[ExI] Bank of England
dan_ust at yahoo.com
Mon Jun 22 19:15:27 UTC 2009
--- On Fri, 6/19/09, Stefano Vaj <stefano.vaj at gmail.com> wrote:
> On Fri, Jun 19, 2009 at 3:38 PM, Dan<dan_ust at yahoo.com> wrote:
>> The two views are not necessarily opposed. It's a
>> myth that any government is under democratic control -- in
>> the sense that "the people" has a major say in the decision
>> making process in government. All governemnts are rule of a
>> tiny minority over the rest of society. (This is not to say
>> that the rest of society is powerless, but democracy works
>> more to calm the masses than to limit elites.)
> Yes. Another way to put it is that *all* governments (we
> should rather
> say "political regimes", since legislation and regulatory
> administered by career bureaucracy are included here) are
> at least in the sense that they are held accountable for
> what they do
> by the people they rule, so that at the end of the day,
> dissatisfaction leads, if not not to electoral defeat, to
> a revolutionary change.
Yes, but the problem with that is most people won't organize for that sort of thing unless conditions are not only really bad, but they feel it's better than the alternative.

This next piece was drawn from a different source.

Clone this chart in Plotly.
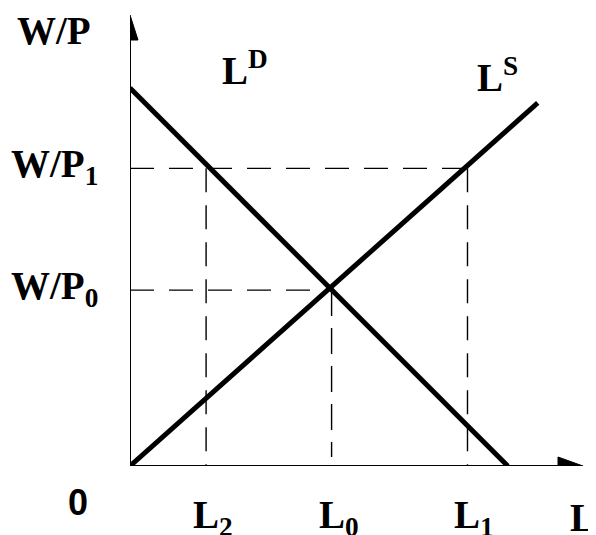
import plotly.graph_objects as go

# ---- data (model units) ----
demand_x = [0.0, 8.34]          # L^D endpoints (L)
demand_y = [8.38, 0.0]          # L^D endpoints (W/P)
supply_x = [0.0, 9.0]           # L^S endpoints (L)
supply_y = [0.0, 8.05]          # L^S endpoints (W/P)

wage_levels = {"W/P1": 6.6, "W/P0": 3.9}
labour_levels = {"L2": 1.68, "L0": 4.45, "L1": 7.45}

x_tick_text = ["<b>L<sub>2</sub></b>", "<b>L<sub>0</sub></b>", "<b>L<sub>1</sub></b>"]
y_tick_text = ["<b>W/P<sub>1</sub></b>", "<b>W/P<sub>0</sub></b>"]

# ---- layout geometry (page body has an 8px default margin) ----
OFF = 8
W, H = 596 - OFF, 535 - OFF
ML, MR, MT, MB = 130 - OFF, 13, 15 - OFF, 69
XMAX, YMAX = 10.0, 10.0
px_x = (W - ML - MR) / XMAX
px_y = (H - MT - MB) / YMAX

SERIF = "Liberation Serif"
FS = 39

fig = go.Figure()

def line(x, y, width, dash="solid"):
    fig.add_trace(go.Scatter(x=x, y=y, mode="lines",
                             line=dict(color="black", width=width, dash=dash),
                             hoverinfo="skip"))

# axes
arrow_len_x = 25 / px_x
arrow_len_y = 25 / px_y
line([0, 0], [0, YMAX - arrow_len_y], 2)
line([0, XMAX - arrow_len_x], [0, 0], 2)
fig.add_trace(go.Scatter(x=[-8 / px_x, 8 / px_x, 0, -8 / px_x],
                         y=[YMAX - arrow_len_y, YMAX - arrow_len_y, YMAX, YMAX - arrow_len_y],
                         mode="lines", fill="toself", fillcolor="black",
                         line=dict(color="black", width=1), hoverinfo="skip"))
fig.add_trace(go.Scatter(x=[XMAX - arrow_len_x, XMAX - arrow_len_x, XMAX, XMAX - arrow_len_x],
                         y=[-9 / px_y, 9 / px_y, 0, -9 / px_y],
                         mode="lines", fill="toself", fillcolor="black",
                         line=dict(color="black", width=1), hoverinfo="skip"))

wp1 = wage_levels["W/P1"]
wp0 = wage_levels["W/P0"]
L2, L0, L1 = labour_levels["L2"], labour_levels["L0"], labour_levels["L1"]

# dashed guides
line([0, L1], [wp1, wp1], 1.4, "24px,15px")
line([L2, L2], [wp1, 0], 1.4, "24px,13px")
line([L1, L1], [wp1, 0], 1.4, "24px,13px")
line([0, L0], [wp0, wp0], 1.4, "24px,15px")
line([L0, L0], [wp0, 0.2], 1.4, "26px,12px")

# curves
line(demand_x, demand_y, 5)
line(supply_x, supply_y, 5)

def ann(text, x, y, xanchor="center", yanchor="middle", xshift=0, yshift=0,
        family=SERIF, size=FS):
    fig.add_annotation(text=text, x=x, y=y, xref="x", yref="y", showarrow=False,
                       xanchor=xanchor, yanchor=yanchor, xshift=xshift, yshift=yshift,
                       font=dict(family=family, size=size, color="black"))

# x labels
for val, txt in zip([L2, L0, L1], x_tick_text):
    ann(txt, val, 0, xanchor="center", yanchor="middle", xshift=7, yshift=-51)
ann("<b>L</b>", XMAX, 0, xanchor="left", yanchor="middle", xshift=-15, yshift=-51)
ann("<b>0</b>", 0, 0, xanchor="center", yanchor="middle", xshift=-52, yshift=-36,
    family="Liberation Sans", size=36)

# y labels
for val, txt in zip([wp1, wp0], y_tick_text):
    ann(txt, 0, val, xanchor="right", yanchor="middle", xshift=-30, yshift=2)
ann("<b>W/P</b>", 0, YMAX, xanchor="right", yanchor="middle", xshift=-37, yshift=-15)

# curve labels
ann("<b>L<sup>D</sup></b>", demand_x[0], demand_y[0], xanchor="left", yanchor="middle",
    xshift=90, yshift=20)
ann("<b>L<sup>S</sup></b>", supply_x[1], supply_y[1], xanchor="left", yanchor="middle",
    xshift=-63, yshift=28)

fig.update_layout(
    width=W, height=H,
    margin=dict(l=ML, r=MR, t=MT, b=MB),
    paper_bgcolor="white", plot_bgcolor="white",
    showlegend=False,
    xaxis=dict(range=[0, XMAX], visible=False, fixedrange=True),
    yaxis=dict(range=[0, YMAX], visible=False, fixedrange=True),
)
fig.update_traces(cliponaxis=False)

fig.write_html("out.html")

Even small groups might be disaffected and still not cause the elites to change their policies. So, be careful with too many platitudes in this direction. By this measure -- the majority always wins in the long-run -- the worst dictatorship or the most absolute monarchy is democratic, so the concept of "democracy" becomes useless for distinguishing between different forms of government. (Rule by a minority, however, seems true and not devoid of empirical content: the masses for the most part will put up with a lot and are basically uninterested in running things. The elites, on the other hand, tolerate less and are very interested in running things; that's why they're elites and not the masses.)
> In this respect, their own interest may or may not
> correspond to the interest of their subjects.
The point is that their interests must clash. After all, the rulers have to live off the ruled. It's fundamentally antagonistic relationship -- and the rulers must maintain this (even if unwittingly) by the illusion that they're necessary and the alternatives are far worse. Rulers who make it appear they're dispensable or that there are better alternatives will, via a Darwinian process, be weeded out by those who can master the illusion.
> For a central bank, which as such is not a
> public agency but a private entity, thus not under the
> direction of
> the government, and the representatives of which does not
> serve at its
> pleasure, its interest exclusively corresponds to... its
> period. And as long as it is protected by law - especially
> monopolistic laws - it is under no pressure to (probably
> cannot even) take into account anything else.
Then you have to explain the empirical fact that central banks almost always tend to support the ruling faction in government via their monetary policies. E.g., Greenspan and, later, Bernanke didn't try to stop inflation which helped to fund the massive spending increases in recent years. And both Fed chiefs did their best, time and again, to orchestrate bailouts during their tenures -- bailouts specifically aimed, it seems, at shoring up big politically connected institutions.
It seems to me that central banks almost always tend to have their self-interest aligning with the ruling government cliques. This is not to say there's a conspiracy, but just that they (central bankers) are appointed by these guys and their (the central bank's) power emanates from its government granted and government enforced control over money and banking. (Of course, the Fed in the US doesn't have total control over banking and the money system. There are other government agencies that also meddle in these areas.)
Also, that the Fed is private in some sense means little here. Freddie Mac and Fannie Mae were regarding as private, but they had an implicit guarantee of being bailed out; they both had a special position in the market, being created by the federal government. So, in some sense, while they were private, they certainly acted like public institutions and had guarantees and privileges none of their competitors had. Were the Fed, Fannie, and Freddie all left to fend for themselves -- i.e., their privileges and support removed -- it's doubtful they wouldn't either go under in short order or have to radically reform.